Some say Sheikh Mohammed may have been one of the two men killed in the shootout, though authorities say they have not identified either body.

Sheikh Mohammed’s name appears on the FBI’s list of most wanted terrorists, along with that of Ayman Al-Zawahiri, Osama Bin Laden’s second in command, whom officials have also sought in Pakistan.

Senior police officials and intelligence agents say that Mr Zawahiri, may have slipped out of Pakistan from here. And there are persistent, though unconfirmed, reports that dozens of Al Qaeda fighters, possibly including Zawahiri, escaped in launches that steamed east to Bangladesh or west to the Middle East.

Other reports put top Al Qaeda fugitives in hideouts scattered between Karachi and Quetta, according to intelligence officials.

“We have conducted many searches, and we have found nothing yet,” says a top Pakistan police official.

Senior Karachi officials stress that, despite continuing intelligence indicating Al Qaeda presence here, remarkable police work has put the brakes on a cycle of sectarian violence that once terrorised this city.

Karachi police have arrested most of the suspects in the kidnap and brutal murder of Wall Street Journal reporter Daniel Pearl, as well as the militants charged in the June 14 bombing of the US Consulate.

Dozens of local extremists from groups that have links to Al Qaeda have been detained, a step which authorities feel will make it harder for Al Qaeda members to find safe haven here. “Our continuous efforts have proved quite successful,” says Syed Kamal Shah, the inspector general of police for Sindh province. “I feel (Al Qaeda) would find it quite hard to hide here now.”

Investigators tracked backward through phone records to locate the web of extremists behind Mr Pearl’s murder.
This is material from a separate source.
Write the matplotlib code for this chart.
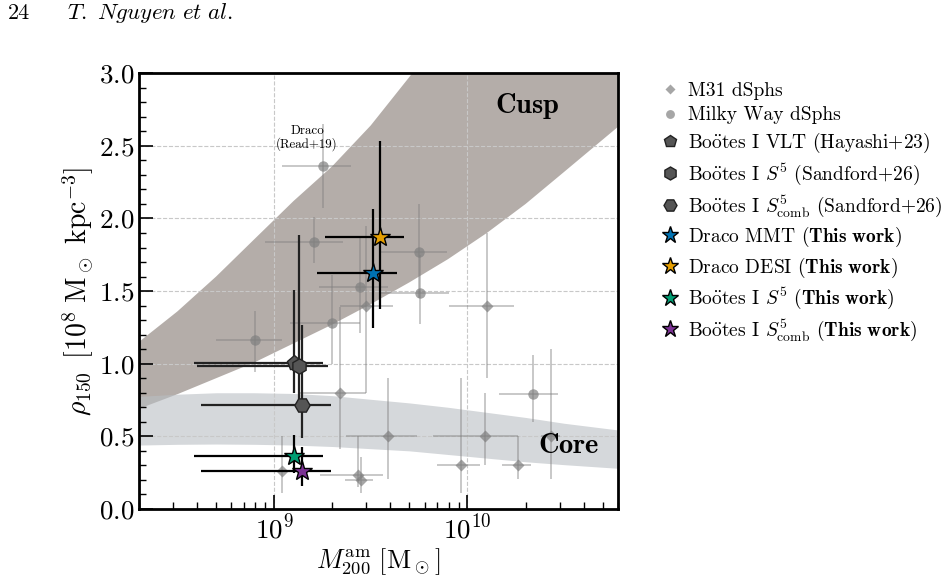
import numpy as np
import matplotlib
matplotlib.use("Agg")
import matplotlib.pyplot as plt

plt.rcParams["font.family"] = "cmr10"
plt.rcParams["mathtext.fontset"] = "cm"
plt.rcParams["axes.formatter.use_mathtext"] = True
plt.rcParams["axes.unicode_minus"] = False

# --- Baender (Cusp / Core) ---
cusp_x = [2.0e8, 3.16e8, 5.01e8, 7.94e8, 1.26e9, 2.0e9, 3.16e9, 5.19e9, 1.26e10, 6.0e10]
cusp_hi = [1.15, 1.36, 1.60, 1.86, 2.12, 2.36, 2.64, 3.0, 3.7, 4.9]
cusp_lo_x = [2.0e8, 3.16e8, 5.01e8, 7.94e8, 1.26e9, 2.0e9, 3.16e9, 5.01e9, 7.94e9,
             1.26e10, 2.0e10, 3.16e10, 6.0e10]
cusp_lo = [0.69, 0.79, 0.90, 1.01, 1.14, 1.27, 1.41, 1.56, 1.72, 1.90, 2.10, 2.32, 2.63]

core_x = [2.0e8, 3.16e8, 5.01e8, 7.94e8, 1.26e9, 2.0e9, 3.16e9, 5.01e9, 7.94e9,
          1.26e10, 2.0e10, 3.16e10, 6.0e10]
core_hi = [0.775, 0.79, 0.80, 0.80, 0.795, 0.78, 0.755, 0.73, 0.70, 0.665, 0.63, 0.59, 0.544]
core_lo = [0.44, 0.445, 0.447, 0.445, 0.44, 0.43, 0.415, 0.40, 0.375, 0.35, 0.325, 0.305, 0.28]

# --- Milky Way dSphs (Kreise) ---
mw_x = [1.80e9, 1.60e9, 5.6e9, 5.7e9, 2.79e9, 1.99e9, 7.98e8, 2.19e10]
mw_xlo = [1.10e9, 8.97e8, 3.54e9, 3.54e9, 1.71e9, 1.21e9, 5.0e8, 1.45e10]
mw_xhi = [2.50e9, 2.28e9, 7.8e9, 8.0e9, 3.9e9, 2.79e9, 1.10e9, 2.93e10]
mw_y = [2.36, 1.84, 1.77, 1.49, 1.53, 1.28, 1.16, 0.79]
mw_ylo = [2.07, 1.69, 1.45, 1.27, 1.21, 1.00, 0.945, 0.60]
mw_yhi = [2.65, 2.01, 2.10, 1.75, 1.87, 1.61, 1.36, 1.06]

# --- M31 dSphs (Rauten) ---
m31_x = [3.0e9, 2.2e9, 1.26e10, 3.9e9, 1.23e10, 9.3e9, 1.82e10, 2.7e10, 1.10e9, 2.72e9, 2.81e9]
m31_xlo = [2.2e9, 1.36e9, 8.0e9, 2.35e9, 6.6e9, 7.0e9, 1.51e10, 2.4e10, 6.0e8, 1.73e9, 2.33e9]
m31_xhi = [4.1e9, 2.98e9, 1.74e10, 5.5e9, 1.82e10, 1.16e10, 2.14e10, 3.0e10, 1.5e9, 3.68e9, 3.24e9]
m31_y = [1.40, 0.80, 1.40, 0.50, 0.50, 0.30, 0.30, 0.50, 0.264, 0.234, 0.20]
m31_ylo = [0.80, 0.41, 0.904, 0.204, 0.30, 0.108, 0.206, 0.206, 0.112, 0.153, 0.11]
m31_yhi = [1.95, 1.39, 1.90, 0.904, 0.796, 0.904, 0.50, 1.10, 0.50, 0.50, 0.36]

# --- Bootes I Literatur ---
vlt = dict(x=1.27e9, xlo=3.83e8, xhi=1.80e9, y=1.003, ylo=0.80, yhi=1.507)
s5_sand = dict(x=1.34e9, xlo=4.0e8, xhi=1.90e9, y=0.986, ylo=0.76, yhi=1.886)
s5c_sand = dict(x=1.40e9, xlo=4.19e8, xhi=1.97e9, y=0.714, ylo=0.487, yhi=1.266)

# --- Diese Arbeit ---
draco_mmt = dict(x=3.24e9, xlo=1.67e9, xhi=4.33e9, y=1.622, ylo=1.243, yhi=2.065)
draco_desi = dict(x=3.54e9, xlo=1.84e9, xhi=4.72e9, y=1.874, ylo=1.38, yhi=2.53)
boo_s5 = dict(x=1.27e9, xlo=3.83e8, xhi=1.80e9, y=0.365, ylo=0.25, yhi=0.509)
boo_s5c = dict(x=1.40e9, xlo=4.2e8, xhi=1.97e9, y=0.262, ylo=0.158, yhi=0.429)


def asym(v, lo, hi):
    v, lo, hi = np.asarray(v), np.asarray(lo), np.asarray(hi)
    return np.array([v - lo, hi - v])


fig = plt.figure(figsize=(9.52, 5.81), dpi=100)
ax = fig.add_axes([0.146, 0.124, 0.503, 0.750])

ax.fill_between(cusp_lo_x, cusp_lo, np.interp(np.log10(cusp_lo_x), np.log10(cusp_x), cusp_hi),
                color="#b4ada9", lw=0, zorder=1)
ax.fill_between(core_x, core_lo, core_hi, color="#b9bec3", alpha=0.6, lw=0, zorder=1.1)

# graue Literaturpunkte
ax.errorbar(mw_x, mw_y, xerr=asym(mw_x, mw_xlo, mw_xhi), yerr=asym(mw_y, mw_ylo, mw_yhi),
            fmt="none", ecolor="gray", elinewidth=1.1, alpha=0.55, zorder=2)
ax.errorbar(m31_x, m31_y, xerr=asym(m31_x, m31_xlo, m31_xhi), yerr=asym(m31_y, m31_ylo, m31_yhi),
            fmt="none", ecolor="gray", elinewidth=1.1, alpha=0.55, zorder=2)
ax.plot(m31_x, m31_y, "D", color="gray", ms=6.5, mec="none", alpha=0.7, ls="none",
        label="M31 dSphs", zorder=3)
ax.plot(mw_x, mw_y, "o", color="gray", ms=7.5, mec="none", alpha=0.7, ls="none",
        label="Milky Way dSphs", zorder=3)

boo = r"Bo$\mathrm{\ddot{o}}$tes I"
lit = [
    (vlt, "p", boo + " VLT (Hayashi+23)"),
    (s5_sand, "h", boo + r" $S^5$ (Sandford+26)"),
    (s5c_sand, "H", boo + r" $S^5_{\rm comb}$ (Sandford+26)"),
]
for d, m, lab in lit:
    ax.errorbar(d["x"], d["y"], xerr=asym([d["x"]], [d["xlo"]], [d["xhi"]]),
                yerr=asym([d["y"]], [d["ylo"]], [d["yhi"]]),
                fmt="none", ecolor="#222222", elinewidth=1.6, zorder=4)
    ax.plot(d["x"], d["y"], m, color="#555555", mec="#222222", mew=1.0, ms=11,
            ls="none", label=lab, zorder=5)

tw = r" $\mathbf{(This\ work)}$"
ours = [
    (draco_mmt, "#0072B2", "Draco MMT" + tw),
    (draco_desi, "#E69F00", "Draco DESI" + tw),
    (boo_s5, "#009E73", boo + r" $S^5$" + tw),
    (boo_s5c, "#7B3294", boo + r" $S^5_{\rm comb}$" + tw),
]
for d, c, lab in ours:
    ax.errorbar(d["x"], d["y"], xerr=asym([d["x"]], [d["xlo"]], [d["xhi"]]),
                yerr=asym([d["y"]], [d["ylo"]], [d["yhi"]]),
                fmt="none", ecolor="black", elinewidth=1.6, zorder=6)
    ax.plot(d["x"], d["y"], "*", color=c, mec="black", mew=1.0, ms=15,
            ls="none", label=lab, zorder=7)

ax.text(1.48e9, 2.555, "Draco\n(Read+19)", ha="center", va="center", fontsize=9.3,
        linespacing=0.95, zorder=3)
ax.text(0.81, 0.924, r"$\mathbf{Cusp}$", transform=ax.transAxes, ha="center", va="center",
        fontsize=20.5)
ax.text(0.898, 0.144, r"$\mathbf{Core}$", transform=ax.transAxes, ha="center", va="center",
        fontsize=20.5)

ax.set_xscale("log")
ax.set_xlim(2e8, 6e10)
ax.set_ylim(0, 3.0)
ax.set_yticks(np.arange(0, 3.01, 0.5))
ax.set_yticks(np.arange(0, 3.01, 0.1), minor=True)
ax.grid(True, which="major", ls="--", color="#c8c8c8", lw=0.8)
ax.tick_params(which="both", direction="in", top=False, right=False, labelsize=19.5)
ax.tick_params(which="major", length=10, width=1.2)
ax.tick_params(which="minor", length=5, width=1.0)
for s in ax.spines.values():
    s.set_linewidth(2.0)

ax.set_xlabel(r"$M_{200}^{\rm am}\ [\rm M_\odot]$", fontsize=19, labelpad=2)
ax.set_ylabel(r"$\rho_{150}\ \,[10^8\ \rm M_\odot\ kpc^{-3}]$", fontsize=20, labelpad=2)

ax.legend(loc="upper left", bbox_to_anchor=(1.052, 1.02), frameon=False, fontsize=14,
          handletextpad=0.45, labelspacing=0.33, handlelength=1.0, markerscale=0.85)

fig.text(0.008, 0.978, "24", fontsize=16, va="center")
fig.text(0.0705, 0.978, r"$\mathit{T.\ Nguyen\ et\ al.}$", fontsize=16.5, va="center")

fig.savefig("out.png", dpi=100)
The FBI is providing assistance in monitoring cellular phones and land lines to track Pakistani extremists, some of whom are known to have met when they trained in Al Qaeda camps in Afghanistan.

“These were local gangsters who made friends in Afghanistan,” says Jameel Yousuf of the Citizen Police Liaison Committee. “They are now being used to hit back at Pakistan for its alliance with (Washington).”

The joint efforts by the US and Pakistani investigators has had tremendous success in rounding up extremists, both sides say.

But finding Al Qaeda operatives in the cities has proved more difficult, and may be an indication that terrorist agents are not operating in Karachi so much as lying low. Various senior Al Qaeda members being tracked, say Pakistani officials, are known to change locations every few days and wear disguises.

That’s why local intelligence will be crucial for future efforts to succeed. However, that is proving difficult in a crime-ridden megalopolis where public trust in authority is low, according to surveys the police themselves have conducted, and where police are both underpaid and overworked. As well, there are ominous signs that extremist groups are regrouping. On Oct 16, a series of parcel bombs delivered to Karachi police inspectors charged with sniffing out terrorists exploded simultaneously. At least nine men were wounded.

An e-mail claiming responsibility on behalf of militant Muslims was received by a major daily newspaper here and a local news agency, according to reports. The e-mail said the bombs were “a warning to those police officers involved in operations against ‘Mujahideen’ at the behest of the Americans”.

It said further attacks could be expected against “anti-Islam police officers and other infidels.”